As an artist Jody Guralnick attempts to serve as intermediary, merging many worlds: the world of insects, animals, plants, fungi, microbes and the man-made. She invites indoors the creations of the outdoors in order to form a new hybrid made by hand, paw and claw.
She is engaged in a partnership with these biotic materials, alternately transforming, observing, seed saving, elucidating. She uses both the tools of science and art in hopes of explicating a time and place in three dimensions. A time and place that is rapidly undergoing climatic change, social change, change at the human level and change planet wide.
By applying traditional rules of taxonomy overlaid with new combinations, she creates hybrids that speak of both past present and future.
In her work, she attempts to collaborate with the world rather than create something with no past, no history. It is about dissection and classification in order to transform, to disrupt in order to know, to join two things that do not easily cohabitate.

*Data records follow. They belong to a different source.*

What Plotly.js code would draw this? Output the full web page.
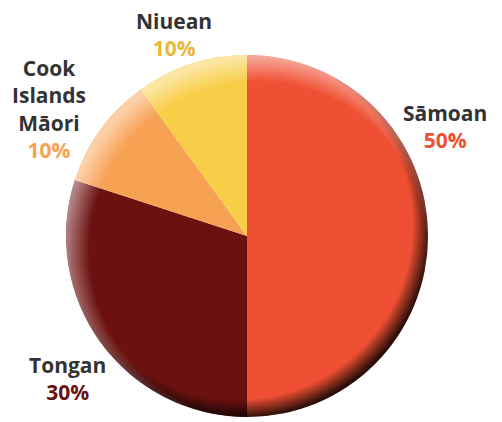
<!DOCTYPE html>
<html>
<head>
<meta charset="utf-8">
<script src="https://cdn.plot.ly/plotly-3.0.1.min.js"></script>
<style>html,body{margin:0;padding:0;background:#fff;}#chart{width:502px;height:422px;}</style>
</head>
<body>
<div id="chart"></div>
<script>
const labels = ["Sāmoan", "Tongan", "Cook Islands Māori", "Niuean"];
const displayNames = ["Sāmoan", "Tongan", "Cook<br>Islands<br>Māori", "Niuean"];
const values = [50, 30, 10, 10];
const sliceColors = ["#ef4f32", "#6b1211", "#f7a153", "#f8cd47"];
const pctColors = ["#ef4f32", "#6b1211", "#f7a153", "#e9b83b"];

const W = 502, H = 422;
const cx = 247, cy = 236, r = 181;
const dom = {
  x: [(cx - r) / W, (cx + r) / W],
  y: [(H - cy - r) / H, (H - cy + r) / H]
};

// label anchor positions (px, centre of each text block)
const labelPos = [[445, 127], [67, 378], [49, 109], [174, 34]];

const annotations = labels.map((l, i) => ({
  xref: 'paper', yref: 'paper',
  x: labelPos[i][0] / W, y: 1 - labelPos[i][1] / H,
  xanchor: 'center', yanchor: 'middle',
  showarrow: false, align: 'center',
  text: displayNames[i] + "<br><span style='color:" + pctColors[i] + "'>" + values[i] + "%</span>",
  font: {family: 'Open Sans', size: 21, weight: 700, color: '#333333'}
}));

const svg = `<svg xmlns="http://www.w3.org/2000/svg" viewBox="0 0 100 100" width="400" height="400">
<defs>
<radialGradient id="d" cx="47.5" cy="47" r="53.5" gradientUnits="userSpaceOnUse">
<stop offset="0.9" stop-color="#000" stop-opacity="0"/>
<stop offset="1" stop-color="#000" stop-opacity="0.85"/>
</radialGradient>
<radialGradient id="l" cx="53" cy="54" r="53.5" gradientUnits="userSpaceOnUse">
<stop offset="0.87" stop-color="#fff" stop-opacity="0"/>
<stop offset="1" stop-color="#fff" stop-opacity="0.5"/>
</radialGradient>
</defs>
<circle cx="50" cy="50" r="50" fill="url(#d)"/>
<circle cx="50" cy="50" r="50" fill="url(#l)"/>
</svg>`;
const src = "data:image/svg+xml;charset=utf-8," + encodeURIComponent(svg);

Plotly.newPlot('chart', [{
  type: 'pie',
  labels: labels,
  values: values,
  sort: false,
  direction: 'clockwise',
  rotation: 0,
  marker: {colors: sliceColors, line: {width: 0}},
  textinfo: 'none',
  hoverinfo: 'none',
  domain: dom,
  showlegend: false
}], {
  width: W, height: H,
  margin: {l: 0, r: 0, t: 0, b: 0},
  paper_bgcolor: '#ffffff',
  showlegend: false,
  annotations: annotations,
  images: [{
    source: src, xref: 'paper', yref: 'paper',
    x: dom.x[0], y: dom.y[1], sizex: dom.x[1] - dom.x[0], sizey: dom.y[1] - dom.y[0],
    xanchor: 'left', yanchor: 'top', sizing: 'stretch', layer: 'above'
  }]
}, {staticPlot: true});
</script>
</body>
</html>
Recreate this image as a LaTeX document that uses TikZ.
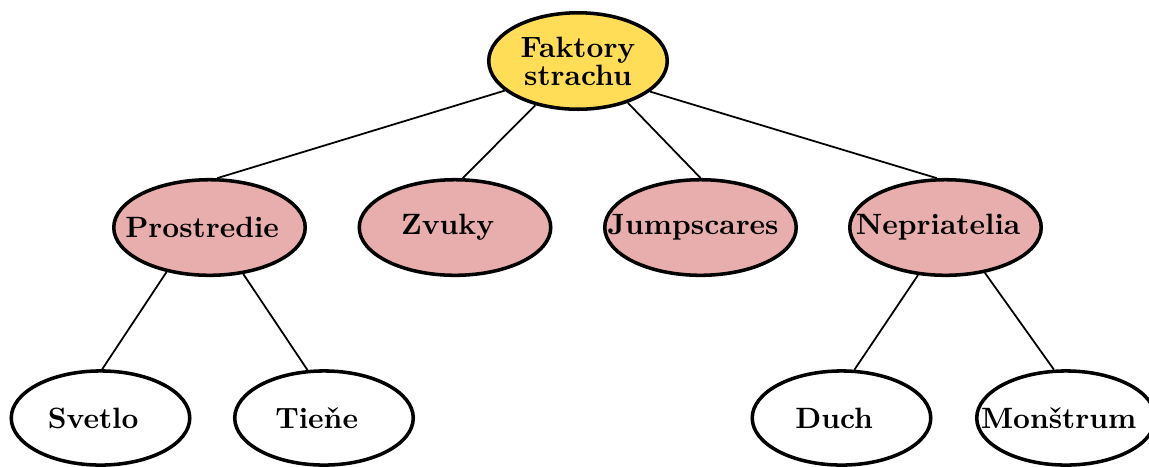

Her work is about memory and amnesia, mosses and lichens and fungi, alchemical plants and the rapture of the tiny. It is about amazement, longing, definition, and comprehension. It is about the forgotten detail, and blurring the line between the microscopic and the macroscopic. It is about shock and the quotidian, just as it is about the space where nature and domesticity rub up against each other. I try to work at the point where two worlds touch; where there is a call, and a response.
She is not taming wilderness, she is making new introductions.